→ Problem
Repeat the listing in full. Nothing may be added or left out.

====== Material

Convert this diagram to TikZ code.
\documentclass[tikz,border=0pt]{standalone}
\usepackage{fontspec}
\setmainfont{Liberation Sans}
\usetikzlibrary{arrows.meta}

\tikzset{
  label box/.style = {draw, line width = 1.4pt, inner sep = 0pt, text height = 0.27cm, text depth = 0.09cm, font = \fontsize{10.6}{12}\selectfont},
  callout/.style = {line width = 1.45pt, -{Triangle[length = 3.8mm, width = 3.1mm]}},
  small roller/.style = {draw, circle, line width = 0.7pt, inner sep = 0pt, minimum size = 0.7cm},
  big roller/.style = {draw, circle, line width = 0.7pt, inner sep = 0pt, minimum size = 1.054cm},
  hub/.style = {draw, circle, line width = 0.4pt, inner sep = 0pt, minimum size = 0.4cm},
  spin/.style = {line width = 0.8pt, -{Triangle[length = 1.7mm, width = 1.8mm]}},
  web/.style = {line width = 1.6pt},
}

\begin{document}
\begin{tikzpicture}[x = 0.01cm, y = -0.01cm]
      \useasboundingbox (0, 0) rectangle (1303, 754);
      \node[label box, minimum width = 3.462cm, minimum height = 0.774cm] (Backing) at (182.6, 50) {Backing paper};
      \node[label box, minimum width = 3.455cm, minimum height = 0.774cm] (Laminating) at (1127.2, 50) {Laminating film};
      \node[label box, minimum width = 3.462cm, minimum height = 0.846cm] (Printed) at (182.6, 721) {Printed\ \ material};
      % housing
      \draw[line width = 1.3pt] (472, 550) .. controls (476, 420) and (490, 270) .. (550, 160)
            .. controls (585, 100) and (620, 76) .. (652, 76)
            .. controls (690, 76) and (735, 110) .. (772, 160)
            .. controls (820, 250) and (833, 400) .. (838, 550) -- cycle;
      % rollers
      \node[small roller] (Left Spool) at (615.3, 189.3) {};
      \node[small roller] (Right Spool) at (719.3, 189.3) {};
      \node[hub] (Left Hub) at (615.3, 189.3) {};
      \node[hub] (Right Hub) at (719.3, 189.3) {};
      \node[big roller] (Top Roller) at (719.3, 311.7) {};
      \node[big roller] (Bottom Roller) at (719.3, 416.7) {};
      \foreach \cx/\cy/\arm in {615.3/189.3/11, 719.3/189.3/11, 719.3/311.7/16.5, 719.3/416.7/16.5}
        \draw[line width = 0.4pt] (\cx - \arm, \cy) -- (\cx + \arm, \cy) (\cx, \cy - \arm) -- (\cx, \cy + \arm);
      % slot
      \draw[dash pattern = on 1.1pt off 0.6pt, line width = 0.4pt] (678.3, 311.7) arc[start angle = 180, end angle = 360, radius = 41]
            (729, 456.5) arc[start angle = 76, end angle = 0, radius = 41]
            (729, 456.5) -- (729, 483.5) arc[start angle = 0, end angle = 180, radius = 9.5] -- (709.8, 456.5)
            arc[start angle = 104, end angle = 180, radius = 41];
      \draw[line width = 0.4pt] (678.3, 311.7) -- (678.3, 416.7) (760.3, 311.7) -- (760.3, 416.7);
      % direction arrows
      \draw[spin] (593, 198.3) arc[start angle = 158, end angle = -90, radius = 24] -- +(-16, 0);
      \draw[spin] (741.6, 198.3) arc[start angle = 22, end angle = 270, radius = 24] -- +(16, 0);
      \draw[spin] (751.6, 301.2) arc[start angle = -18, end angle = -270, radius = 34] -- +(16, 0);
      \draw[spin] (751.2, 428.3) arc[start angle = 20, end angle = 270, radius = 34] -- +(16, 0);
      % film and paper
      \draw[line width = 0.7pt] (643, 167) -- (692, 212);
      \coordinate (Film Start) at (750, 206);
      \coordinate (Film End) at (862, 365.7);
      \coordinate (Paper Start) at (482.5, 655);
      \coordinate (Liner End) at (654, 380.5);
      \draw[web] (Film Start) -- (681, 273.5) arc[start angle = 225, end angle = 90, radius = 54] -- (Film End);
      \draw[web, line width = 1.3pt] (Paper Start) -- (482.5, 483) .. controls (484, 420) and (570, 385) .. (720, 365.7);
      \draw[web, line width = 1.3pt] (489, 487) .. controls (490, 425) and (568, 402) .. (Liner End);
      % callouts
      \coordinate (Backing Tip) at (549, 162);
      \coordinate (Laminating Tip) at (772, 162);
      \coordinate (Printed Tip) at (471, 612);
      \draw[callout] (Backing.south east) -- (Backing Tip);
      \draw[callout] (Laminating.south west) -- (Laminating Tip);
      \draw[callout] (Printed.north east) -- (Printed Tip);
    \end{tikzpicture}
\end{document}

============

→ Reply
Convert this diagram to TikZ code.
\documentclass[tikz,border=0pt]{standalone}
\usepackage{fontspec}
\setmainfont{Liberation Sans}
\usetikzlibrary{arrows.meta}

\tikzset{
  label box/.style = {draw, line width = 1.4pt, inner sep = 0pt, text height = 0.27cm, text depth = 0.09cm, font = \fontsize{10.6}{12}\selectfont},
  callout/.style = {line width = 1.45pt, -{Triangle[length = 3.8mm, width = 3.1mm]}},
  small roller/.style = {draw, circle, line width = 0.7pt, inner sep = 0pt, minimum size = 0.7cm},
  big roller/.style = {draw, circle, line width = 0.7pt, inner sep = 0pt, minimum size = 1.054cm},
  hub/.style = {draw, circle, line width = 0.4pt, inner sep = 0pt, minimum size = 0.4cm},
  spin/.style = {line width = 0.8pt, -{Triangle[length = 1.7mm, width = 1.8mm]}},
  web/.style = {line width = 1.6pt},
}

\begin{document}
\begin{tikzpicture}[x = 0.01cm, y = -0.01cm]
      \useasboundingbox (0, 0) rectangle (1303, 754);
      \node[label box, minimum width = 3.462cm, minimum height = 0.774cm] (Backing) at (182.6, 50) {Backing paper};
      \node[label box, minimum width = 3.455cm, minimum height = 0.774cm] (Laminating) at (1127.2, 50) {Laminating film};
      \node[label box, minimum width = 3.462cm, minimum height = 0.846cm] (Printed) at (182.6, 721) {Printed\ \ material};
      % housing
      \draw[line width = 1.3pt] (472, 550) .. controls (476, 420) and (490, 270) .. (550, 160)
            .. controls (585, 100) and (620, 76) .. (652, 76)
            .. controls (690, 76) and (735, 110) .. (772, 160)
            .. controls (820, 250) and (833, 400) .. (838, 550) -- cycle;
      % rollers
      \node[small roller] (Left Spool) at (615.3, 189.3) {};
      \node[small roller] (Right Spool) at (719.3, 189.3) {};
      \node[hub] (Left Hub) at (615.3, 189.3) {};
      \node[hub] (Right Hub) at (719.3, 189.3) {};
      \node[big roller] (Top Roller) at (719.3, 311.7) {};
      \node[big roller] (Bottom Roller) at (719.3, 416.7) {};
      \foreach \cx/\cy/\arm in {615.3/189.3/11, 719.3/189.3/11, 719.3/311.7/16.5, 719.3/416.7/16.5}
        \draw[line width = 0.4pt] (\cx - \arm, \cy) -- (\cx + \arm, \cy) (\cx, \cy - \arm) -- (\cx, \cy + \arm);
      % slot
      \draw[dash pattern = on 1.1pt off 0.6pt, line width = 0.4pt] (678.3, 311.7) arc[start angle = 180, end angle = 360, radius = 41]
            (729, 456.5) arc[start angle = 76, end angle = 0, radius = 41]
            (729, 456.5) -- (729, 483.5) arc[start angle = 0, end angle = 180, radius = 9.5] -- (709.8, 456.5)
            arc[start angle = 104, end angle = 180, radius = 41];
      \draw[line width = 0.4pt] (678.3, 311.7) -- (678.3, 416.7) (760.3, 311.7) -- (760.3, 416.7);
      % direction arrows
      \draw[spin] (593, 198.3) arc[start angle = 158, end angle = -90, radius = 24] -- +(-16, 0);
      \draw[spin] (741.6, 198.3) arc[start angle = 22, end angle = 270, radius = 24] -- +(16, 0);
      \draw[spin] (751.6, 301.2) arc[start angle = -18, end angle = -270, radius = 34] -- +(16, 0);
      \draw[spin] (751.2, 428.3) arc[start angle = 20, end angle = 270, radius = 34] -- +(16, 0);
      % film and paper
      \draw[line width = 0.7pt] (643, 167) -- (692, 212);
      \coordinate (Film Start) at (750, 206);
      \coordinate (Film End) at (862, 365.7);
      \coordinate (Paper Start) at (482.5, 655);
      \coordinate (Liner End) at (654, 380.5);
      \draw[web] (Film Start) -- (681, 273.5) arc[start angle = 225, end angle = 90, radius = 54] -- (Film End);
      \draw[web, line width = 1.3pt] (Paper Start) -- (482.5, 483) .. controls (484, 420) and (570, 385) .. (720, 365.7);
      \draw[web, line width = 1.3pt] (489, 487) .. controls (490, 425) and (568, 402) .. (Liner End);
      % callouts
      \coordinate (Backing Tip) at (549, 162);
      \coordinate (Laminating Tip) at (772, 162);
      \coordinate (Printed Tip) at (471, 612);
      \draw[callout] (Backing.south east) -- (Backing Tip);
      \draw[callout] (Laminating.south west) -- (Laminating Tip);
      \draw[callout] (Printed.north east) -- (Printed Tip);
    \end{tikzpicture}
\end{document}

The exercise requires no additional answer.